From visualisation tool to ecosystem
When Grafana appeared in 2013, its role was clear: visualise metrics from diverse data sources in composable dashboards. Seven years later, Grafana Labs has built a complete observability ecosystem around that core. The LGTM stack — Loki, Grafana, Tempo, Mimir — covers the three pillars of modern observability: logs, tracing and metrics. These are not separate products assembled after the fact, but components designed with the same architectural philosophy and natively integrated.
Loki: logs without content indexing
Loki is the log aggregation system. Unlike Elasticsearch, Loki does not index the full content of log messages: it indexes only metadata (labels) and compresses raw content into chunks on object storage. This choice drastically reduces storage costs and operational complexity. Queries use LogQL, a language inspired by Prometheus’s PromQL, that allows filtering by label and then searching within content. The trade-off is explicit: slower full-text queries in exchange for a system orders of magnitude cheaper to operate.
Tempo: distributed tracing without sampling
Tempo is the backend for distributed tracing. It supports OpenTelemetry, Jaeger and Zipkin formats, storing complete traces on object storage without requiring ingestion-side sampling.

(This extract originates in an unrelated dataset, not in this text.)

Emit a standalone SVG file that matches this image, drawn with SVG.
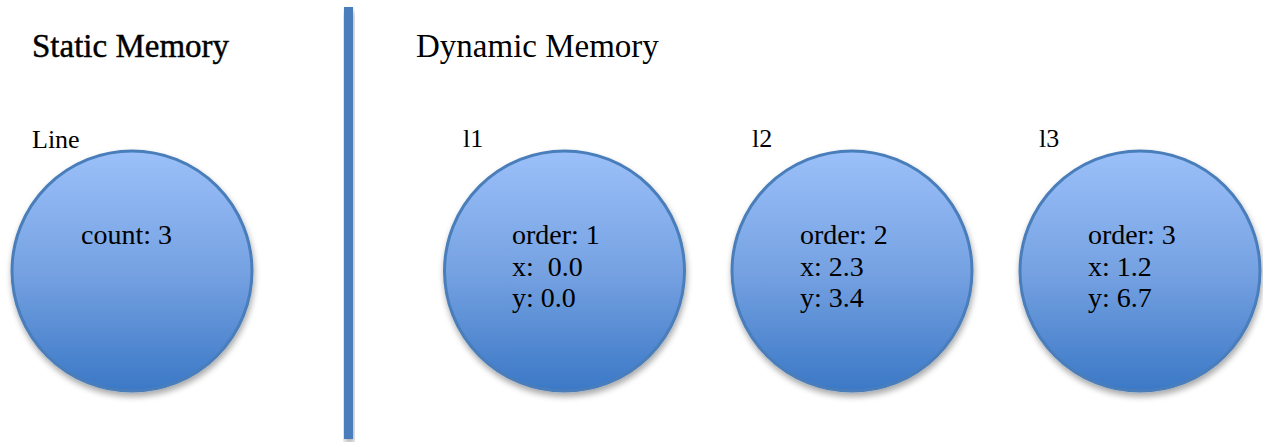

Search works via trace ID or through metrics derived from the traces themselves (TraceQL). Integration with Loki and Grafana allows jumping from a log entry to a trace with a single click, correlating application events with the complete request path.
Mimir: long-term metrics
Mimir is the backend for long-term metrics, compatible with Prometheus. It receives data via remote write from existing Prometheus instances and stores them on object storage with compression and deduplication. The architecture is horizontally scalable: each component — ingester, compactor, querier — can be replicated independently. For organisations with hundreds of Prometheus instances, Mimir solves the problem of long-term retention and cross-cluster querying.
A shared architecture
The distinguishing trait of the LGTM stack is its shared architecture. Loki, Tempo and Mimir all use object storage (S3, GCS, Azure Blob) as their primary persistence layer, reducing dependence on local disks and simplifying operations. All support deployment as a single monolithic binary for small environments or as separate microservices for high-volume production environments. Grafana orchestrates visualisation, allowing correlation of logs, traces and metrics in the same interface.